Scritto e diretto da Ektoras Lygizos
Il corpo come ultima spiaggia del naufrago, il cibo
come ultima speranza nascosta nella disperazione del vivere. Un vivere ridotto
alle operazioni più elementari: ingurgitare, digerire, dormire, bere, ruttare,
vomitare, copulare, orinare, defecare, nel tentativo di eliminare, assieme alle
sostanze vitali, anche le scorie dell’ideologia borghese. Non fosse per la chiusa queste parole scritte da Alberto Scandola a proposito de La grande abbuffata si adatterebbero
perfettamente al lungometraggio d’esordio di Ektoras Lygizos. Il cibo, o
perlomeno la sua risonante assenza è il protagonista di quest’ennesima cruda
prova del nuovo cinema greco che ci racconta l’effetto paradosso delle divinità iperalimentate, un universo in
cui i frigoriferi svuotati dagli alimenti ospitano solo medicinali, dove i
contenitori di plastica degli ovetti Kinder servono a contenere i pochi
spiccioli raccattati a volte riposti negli immancabili contenitori impilabili
Ikea, semiosfera che circonda Yorgo giovane
controtenore ateniese privo di un’occupazione fissa e del tutto in bolletta
costantemente accompagnato dal lamento del suo ventre vuoto oltre che dal suo
inseparabile canarino con il quale divide il poco cibo disponibile.
Un sorprendente Yiannis
Papadopoulos riempie la pellicola, vero e proprio involucro di dolore
bergmaniano, pronto a divorare ogni avanzo, a trangugiare qualsiasi rimasuglio
commestibile, residuo egli stesso, modello d’esistenza adibita alla
subalternità, individuo a basso dosaggio vitale tiranneggiato all’uso
sussultorio dei pani ignobili per
dirla alla Piero Camporesi.
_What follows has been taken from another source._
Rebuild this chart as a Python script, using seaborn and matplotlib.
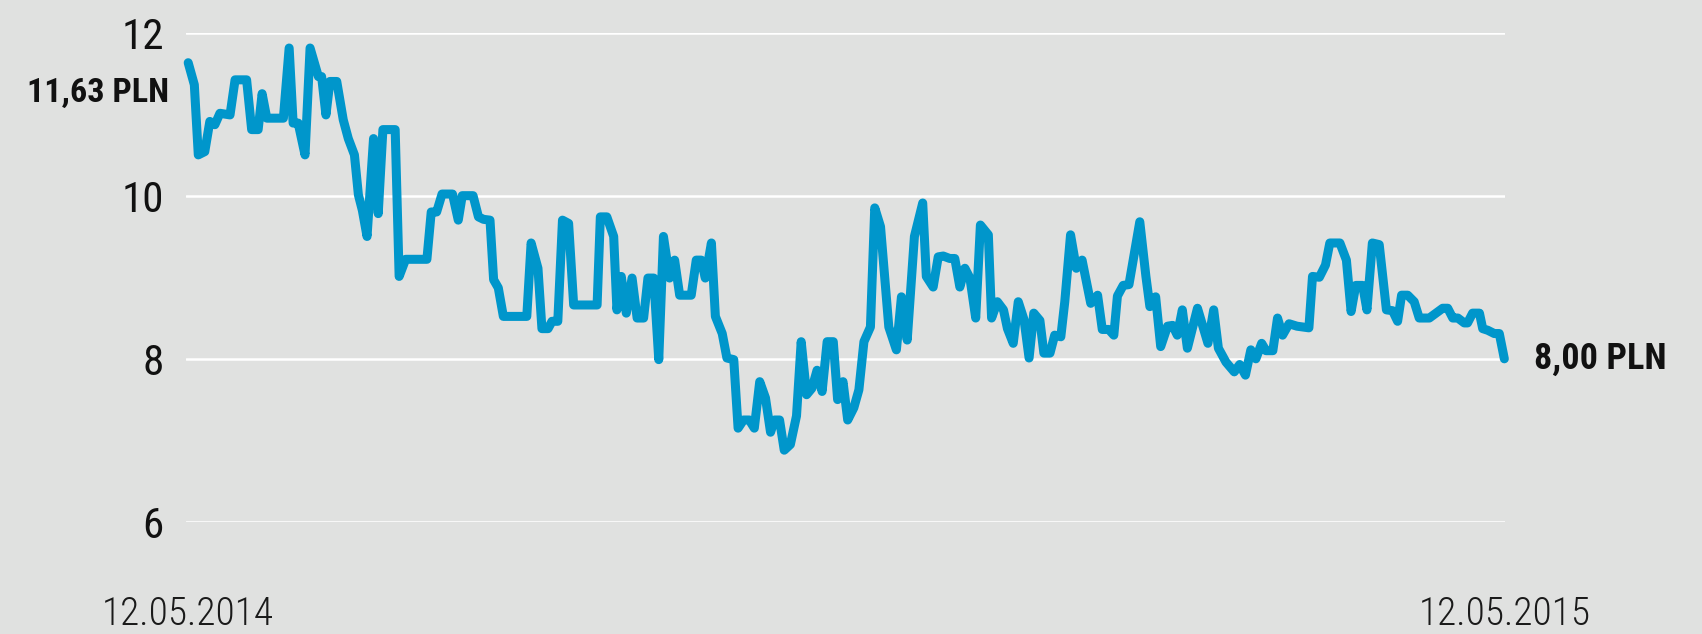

Ma Yorgo non ne pare addomesticato, anzi la
marcata tinteggiatura ascetica ne fa un personaggio quasi pasoliniano, lettura
del resto confermata dallo stesso regista: per
me, questo film parla di un uomo che diventa poco a poco un santo, ma non nel
senso cristiano del termine: intendo che il personaggio si batte per restare puro
in una situazione molto dura […] un
sentimento di dignità e di fierezza che turba.